Technological Innovation and Partnerships
- Lucid's collaboration with Panasonic for battery technology and its development of proprietary charging capabilities, such as access to Tesla Superchargers, suggest a potential cost advantage and technological moat. Recent documents highlight the introduction of the Lucid Gravity SUV with advanced features, including fast charging and a high-performance powertrain, which could enhance customer loyalty and brand reputation.
Expansion and Strategic Acquisitions
- The acquisition of facilities from Nikola Corporation and the expansion of manufacturing capabilities in Arizona indicate Lucid's strategic focus on scaling production. This move could bolster its efficient scale advantage by increasing production capacity and reducing costs, aligning with its growth strategy.
Financial Maneuvering and Support
- Lucid's financial strategies, including convertible note offerings supported by the Public Investment Fund (PIF), provide the company with a strong liquidity position. This financial backing allows Lucid to invest in growth and innovation, potentially strengthening its competitive position in the luxury EV market.
Top 3 Patterns Identified
1: Advanced Technology and Innovation
- Recent Evidence: The 2026 Lucid Gravity introduction features cutting-edge technology, including a 34-inch 6K OLED touchscreen and advanced charging capabilities, enhancing the user experience.
- Contextual Trends: Over time, Lucid's focus on technological advancements, such as the development of the Lucid UX 3.0 interface and partnerships for battery technology, has been consistent, reinforcing its innovation-driven approach.
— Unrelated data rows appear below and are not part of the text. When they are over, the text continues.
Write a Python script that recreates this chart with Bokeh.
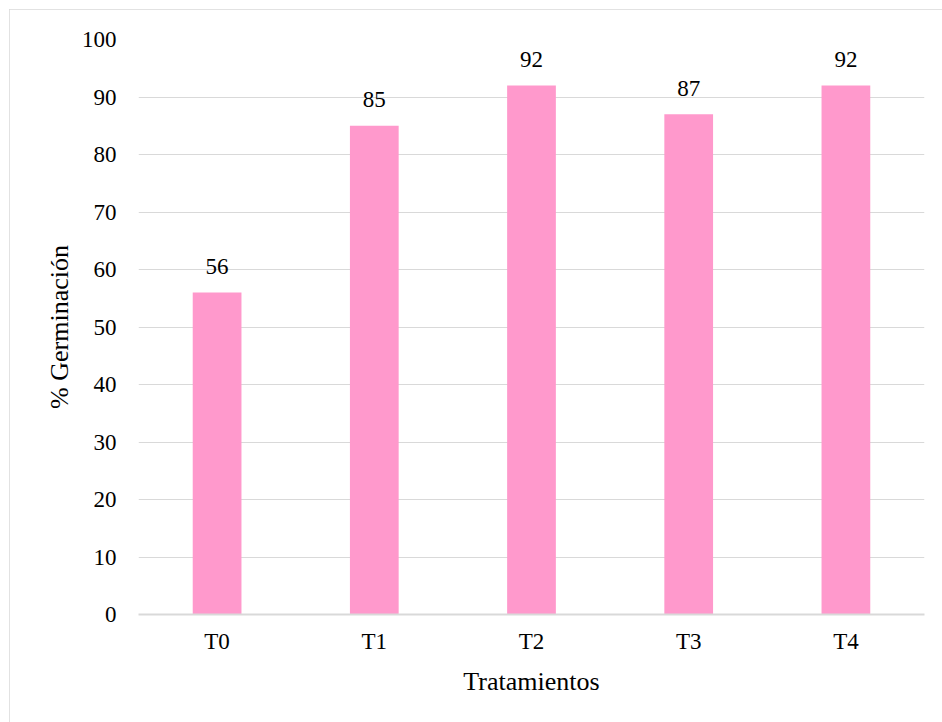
from bokeh.plotting import figure
from bokeh.models import ColumnDataSource, FixedTicker
from bokeh.core.properties import value
from bokeh.embed import file_html
from bokeh.resources import INLINE

# Germination percentage per treatment
tratamientos = ["T0", "T1", "T2", "T3", "T4"]
germinacion = [56, 85, 92, 87, 92]
y_ticks = [0, 10, 20, 30, 40, 50, 60, 70, 80, 90, 100]

FONT = "'Liberation Serif', 'Times New Roman', serif"
GRID = "#d9d9d9"
BAR = "#ff99cc"

source = ColumnDataSource(data=dict(
    trat=tratamientos,
    pct=germinacion,
    lbl=[str(v) for v in germinacion],
))

p = figure(
    x_range=tratamientos,
    y_range=(0, 100),
    width=933,
    height=713,
    output_backend="svg",
    toolbar_location=None,
    min_border_left=129,
    min_border_right=18,
    min_border_top=30,
    min_border_bottom=108,
)
p.margin = (9, 0, 0, 9)
p.styles = {"outline": "1px solid #d9d9d9", "outline-offset": "-1px"}

p.vbar(x="trat", top="pct", width=0.31, source=source,
       fill_color=BAR, line_color=None)

# value labels above each bar
p.text(x="trat", y="pct", text="lbl", source=source,
       text_align="center", text_baseline="alphabetic",
       y_offset=-26, text_font=value(FONT), text_font_size="23px",
       text_color="#000000")

p.outline_line_color = None
p.xgrid.grid_line_color = None
p.ygrid.grid_line_color = GRID
p.ygrid.grid_line_width = 1
p.yaxis.ticker = FixedTicker(ticks=y_ticks)

p.yaxis.axis_line_color = None
p.yaxis.major_tick_line_color = None
p.yaxis.minor_tick_line_color = None
p.yaxis.major_tick_out = 0
p.yaxis.major_label_standoff = 22
p.yaxis.axis_label = "% Germinación"
p.yaxis.axis_label_standoff = 5

p.xaxis.axis_line_color = GRID
p.xaxis.axis_line_width = 2
p.xaxis.major_tick_line_color = None
p.xaxis.minor_tick_line_color = None
p.xaxis.major_tick_out = 0
p.xaxis.major_label_standoff = 14
p.xaxis.axis_label = "Tratamientos"
p.xaxis.axis_label_standoff = 10

for ax in (p.xaxis[0], p.yaxis[0]):
    ax.major_label_text_font = FONT
    ax.major_label_text_font_size = "23px"
    ax.major_label_text_color = "#000000"
    ax.axis_label_text_font = FONT
    ax.axis_label_text_font_size = "26px"
    ax.axis_label_text_font_style = "normal"
    ax.axis_label_text_color = "#000000"

open("out.html", "w").write(file_html(p, INLINE))
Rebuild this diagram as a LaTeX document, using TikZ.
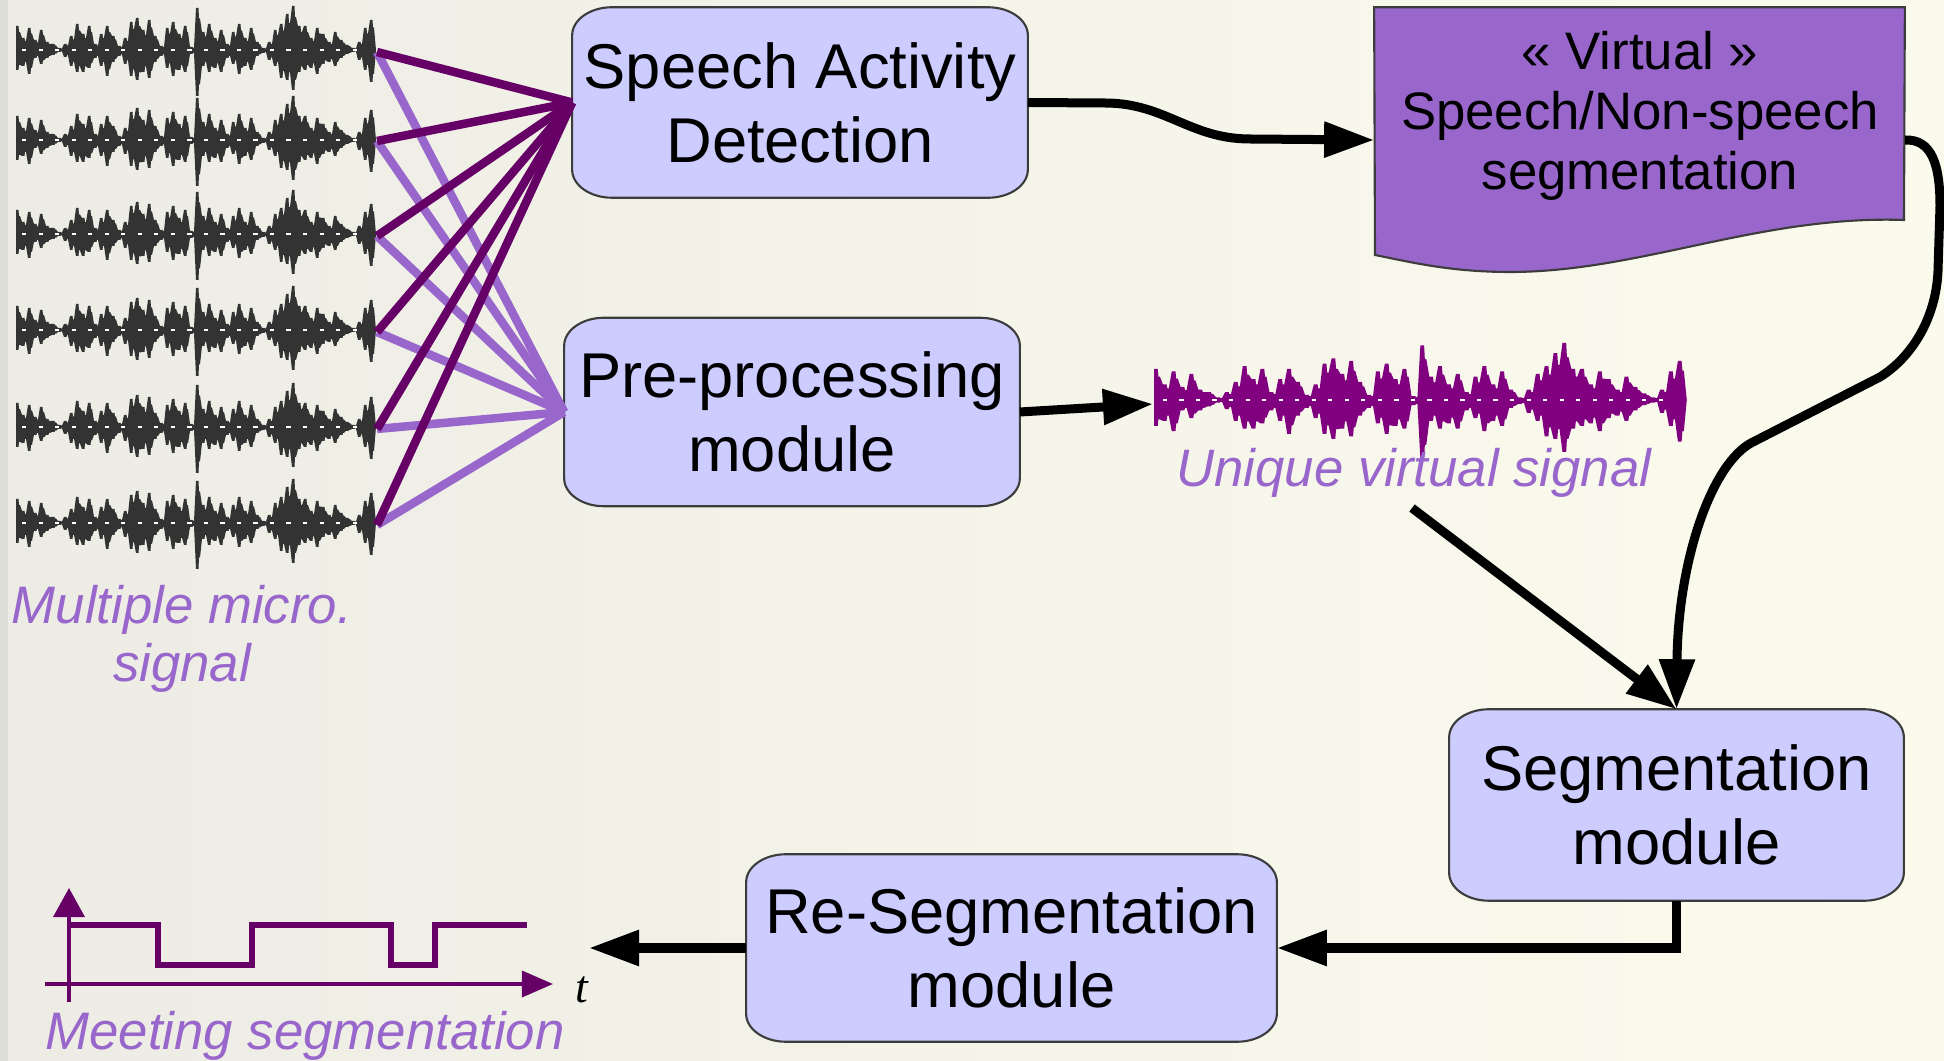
\documentclass[tikz,border=0pt]{standalone}
\usepackage{fontspec}
\setmainfont{Liberation Sans}
\newfontfamily\tfont{Liberation Serif}
\usetikzlibrary{arrows.meta,calc}
\pgfdeclarelayer{back}
\pgfdeclarelayer{mid}
\pgfsetlayers{back,mid,main}
\definecolor{dkpurple}{RGB}{102,0,102}
\definecolor{ltpurple}{RGB}{153,102,204}
\definecolor{boxfill}{RGB}{204,204,255}
\definecolor{boxedge}{RGB}{60,60,60}
\definecolor{wavepurple}{RGB}{128,0,128}
\definecolor{wavegrey}{RGB}{51,51,51}
\definecolor{bgl}{RGB}{236,236,229}
\definecolor{bgr}{RGB}{251,251,237}
\definecolor{bgstrip}{RGB}{222,222,216}
\tikzset{
  boxnode/.style={draw=none, inner sep=0pt, align=center, font=\fontsize{18}{21}\selectfont},
  boxshape/.style={fill=boxfill, draw=boxedge, line width=0.6pt},
  conn/.style={line width=0.09cm, -{Triangle[length=0.5cm,width=0.34cm]}},
  fandark/.style={dkpurple, line width=0.085cm},
  fanlight/.style={ltpurple, line width=0.085cm},
  lbl/.style={ltpurple, font=\fontsize{15}{16.5}\selectfont\itshape, inner sep=0pt, align=center},
}
\newcommand{\softbox}[1]{%
  \begin{pgfonlayer}{mid}
  \filldraw[boxshape] ($(#1.north west)+(40,0)$) -- ($(#1.north east)+(-40,0)$)
    arc[start angle=90,end angle=0,x radius=0.4cm,y radius=0.28cm]
    -- ($(#1.south east)+(0,-28)$)
    arc[start angle=0,end angle=-90,x radius=0.4cm,y radius=0.28cm]
    -- ($(#1.south west)+(40,0)$)
    arc[start angle=270,end angle=180,x radius=0.4cm,y radius=0.28cm]
    -- ($(#1.north west)+(0,28)$)
    arc[start angle=180,end angle=90,x radius=0.4cm,y radius=0.28cm] -- cycle;
  \end{pgfonlayer}}
\newcommand{\micwave}[1]{%
  \fill[#1] (0,0) foreach \wa [count=\wi from 0] in {24,12,22,10,20,8,6,2,6,14,26,16,24,6,16,24,14,4,12,28,32,20,30,14,4,22,28,16,24,3,42,18,26,12,20,6,18,26,12,22,8,2,8,20,26,36,44,24,24,12,22,16,8,18,10,5,2,8,22,30}
    { -- (\wi*6,-\wa) -- (\wi*6+2.5,-\wa) -- (\wi*6+3,-0.75*\wa) -- (\wi*6+4,-0.75*\wa) } -- (360,0) -- cycle;
  \fill[#1] (0,0) foreach \wa [count=\wi from 0] in {20,16,24,8,14,8,5,2,7,16,22,22,18,8,16,26,12,6,14,26,30,22,28,12,6,18,26,20,22,4,46,16,22,18,22,8,14,24,16,20,6,3,10,16,28,30,40,22,20,18,24,14,12,16,8,4,2,10,20,32}
    { -- (\wi*6,\wa) -- (\wi*6+2.5,\wa) -- (\wi*6+3,0.75*\wa) -- (\wi*6+4,0.75*\wa) } -- (360,0) -- cycle;
  \draw[white, line width=0.35pt, dash pattern=on 1.2pt off 3.5pt] (6,0) -- (350,0);
}
\begin{document}
\begin{tikzpicture}[x=0.01cm,y=-0.01cm]
\useasboundingbox (0,0) rectangle (1944,1061);
\begin{pgfonlayer}{back}
  \shade[left color=bgl,right color=bgr] (0,0) rectangle (1944,1061);
  \fill[bgstrip] (0,0) rectangle (8,1061);
\end{pgfonlayer}

% boxes
\node[boxnode, minimum width=4.54cm, minimum height=1.89cm] (sad) at (800,102.5) {Speech Activity\\Detection};
\node[boxnode, minimum width=4.54cm, minimum height=1.87cm] (pre) at (792,412) {Pre-processing\\module};
\node[boxnode, minimum width=4.53cm, minimum height=1.90cm] (seg) at (1676.5,805) {Segmentation\\module};
\node[boxnode, minimum width=5.29cm, minimum height=1.86cm] (reseg) at (1011.5,948) {Re-Segmentation\\module};
\softbox{sad}
\softbox{pre}
\softbox{seg}
\softbox{reseg}

% document shape
\node[minimum width=5.29cm, minimum height=2.64cm, inner sep=0pt] (doc) at (1639.5,140) {};
\begin{pgfonlayer}{mid}
  \filldraw[fill=ltpurple, draw=boxedge, line width=0.6pt] (doc.north west) -- (doc.north east) -- (1904,220)
    .. controls (1760,215) and (1640,272) .. (1510,272)
    .. controls (1450,272) and (1410,262) .. (1375,255) -- cycle;
\end{pgfonlayer}
\node[align=center, font=\fontsize{15}{17}\selectfont, inner sep=0pt] (doctext) at (1640,116) {« Virtual »\\Speech/Non-speech\\segmentation};

% microphone waveforms
\foreach \yy in {50,140,234,330,427,523} {
  \begin{scope}[shift={(16,\yy)}] \micwave{wavegrey} \end{scope}
}
\foreach \k/\yy in {1/52,2/141,3/236,4/332,5/429,6/525} { \coordinate (m\k) at (377,\yy); }
\foreach \k in {1,...,6} { \draw[fanlight] (m\k) -- (pre.west); }
\foreach \k in {1,...,6} { \draw[fandark] (m\k) -- (sad.west); }

% virtual signal
\begin{scope}[shift={(1154,400)}, xscale=1.48, yscale=1.3] \micwave{wavepurple} \end{scope}

% labels
\node[lbl, anchor=north] (multi) at (182,585) {Multiple micro.\\signal};
\node[lbl, anchor=base] (uniq) at (1414,487) {Unique virtual signal};
\node[lbl, anchor=base] (meet) at (305,1050) {Meeting segmentation};

% connectors
\coordinate (vin) at (1153,404);
\coordinate (uvs) at (1412,508);
\coordinate (out) at (589,948);
\draw[conn] (sad.east) -- (1105,103) .. controls (1165,103) and (1190,139) .. (1250,139) -- (doc.west);
\draw[conn] (doc.east) .. controls (1932,139) and (1940,165) .. (1940,206) -- (1938,271)
   .. controls (1936,318) and (1912,357) .. (1880,377) -- (1753,442)
   .. controls (1712,462) and (1678,560) .. (seg.north);
\draw[conn] (pre.east) -- (vin);
\draw[conn] (uvs) -- (seg.north);
\draw[conn] (seg.south) |- (reseg.east);
\draw[conn] (reseg.west) -- (out);

% meeting segmentation plot
\draw[dkpurple, line width=0.035cm, -{Triangle[length=0.29cm,width=0.31cm]}] (69,1002) -- (69,888);
\draw[dkpurple, line width=0.035cm, -{Triangle[length=0.31cm,width=0.26cm]}] (45,984) -- (553,984);
\draw[dkpurple, line width=0.055cm] (69,925) -- (158,925) -- (158,965) -- (252,965) -- (252,925)
   -- (391,925) -- (391,965) -- (435,965) -- (435,925) -- (527,925);
\node[anchor=base west, font=\fontsize{13}{15}\selectfont\tfont\itshape, inner sep=0pt] (tlab) at (575,1003) {t};
\end{tikzpicture}
\end{document}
2: Strategic Expansion and Acquisitions
- Recent Evidence: The acquisition of Nikola's facilities and the employment of former Nikola staff demonstrate Lucid's commitment to expanding its manufacturing footprint.
- Contextual Trends: This pattern aligns with Lucid's historical efforts to increase production capacity and operational efficiency, as seen in previous expansions in Europe and partnerships with service providers.
3: Financial Strategy and Liquidity Management
- Recent Evidence: The closing of a $1.1 billion offering of convertible senior notes and strategic repurchases of existing notes highlight Lucid's proactive financial management.
- Contextual Trends: Lucid's financial strategies have evolved to include significant support from the PIF, providing a buffer against market volatility and enabling continued investment in growth initiatives.
Probing Questions for Investors
- How might Lucid's recent technological innovations and partnerships, particularly in battery and charging technologies, impact its competitive position in the luxury EV market over the next few years?
- In what ways could the acquisition of Nikola's facilities influence Lucid's production capabilities and cost efficiencies, and how might this affect its market share in the EV industry?
- What role does the financial support from the Public Investment Fund play in Lucid's strategic growth plans, and how might it influence the company's ability to navigate economic uncertainties and competitive pressures?